This is not to deny the significance of blogging, or the value that comes from having the unmediated opinions and experiences of millions of people available online.
Blogging left the geeks behind long ago, and the wide availability of easy to use tools like Blogger, Movable Type and Grey Matter has allowed anyone with an interest and some time to create their own online journal.
I just do not subscribe to the view that this challenges 'proper' journalism, even if it does mean that sloppy reporting and analysis based on incorrect assertions are more likely to be challenged by the online community.
What then of Blogger and Google?
Now that some of the dust has settled it is clear that nobody knows what is going to happen next.
Not even, it seems, Evan Williams himself since he admitted that just because he had negotiated the sale to Google "that doesn't mean I know much.

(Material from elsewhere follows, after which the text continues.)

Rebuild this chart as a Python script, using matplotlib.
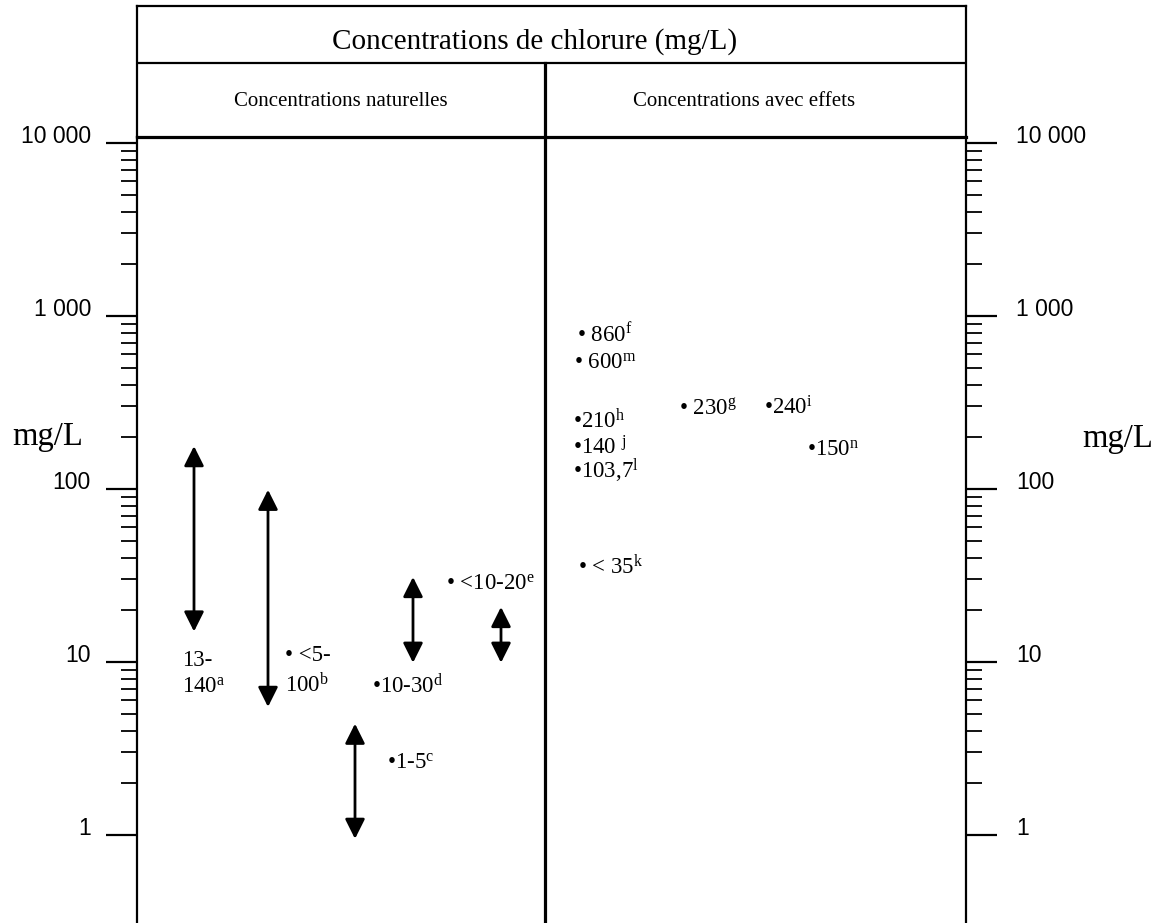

For example, about the question: What happens now?"
Some think that Google was simply helping out a fellow innovator that had fallen on hard times. Others see it as the start of an attempt by this most successful of search engines to own the 'blogosphere', all the world's blogs.
Another theory has it that Google will use the content from the blogs it now owns to fine tune its news service by using the bloggers as an early warning system on breaking stories.
Internet entrepreneur and blogger Anil Dash believes it is Google's first mistake, the start of a strategy to turn the search engine into a portal which is doomed to failure.
And the paranoid fringe think that it is just another takeover from a secretive, hyper-competitive company with no respect for the personal privacy of its users.
I think this last group may actually have a point.
Tracking users
Google is a privately-owned US company that has a policy of collecting as much information as possible about everyone who uses its search tool.
It will store your computer's IP address, the time/date, your browser details and the item you search for.
It sets a tracking cookie on your computer that does not expire until 2038.
This means that Google builds up a detailed profile of your search terms over many years.
Google probably knew when you last thought you were pregnant, what diseases your children have had, and who your divorce lawyer is.
It refuses to say why it wants this information or to admit whether it makes it available to the US Government for tracking purposes.
And the much-loved Google toolbar tells Google about every web page you look at.
Yet it so dominates the search engine market that no website can afford to ignore it, and it indexes so much of the web that few users think of using another.
The way it ranks pages is a commercial secret, outside any external supervision or control.
If Google decides it does not like you then you can be dropped from the index.
Time for Ofsearch?
Perhaps the time has come to recognise this dominant search engine for what it is - a public utility that must be regulated in the public interest.
The argument about keeping away from regulating the internet and the web has always been that the technology is not mature enough or important enough to merit government interference.
Surely, with more than half of UK adults using the net we have reached the point where this argument no longer applies.
A government serious about ensuring that the net benefits society as a whole could start by investigating Google and considering whether we should create Ofsearch, the Office of Search Engines.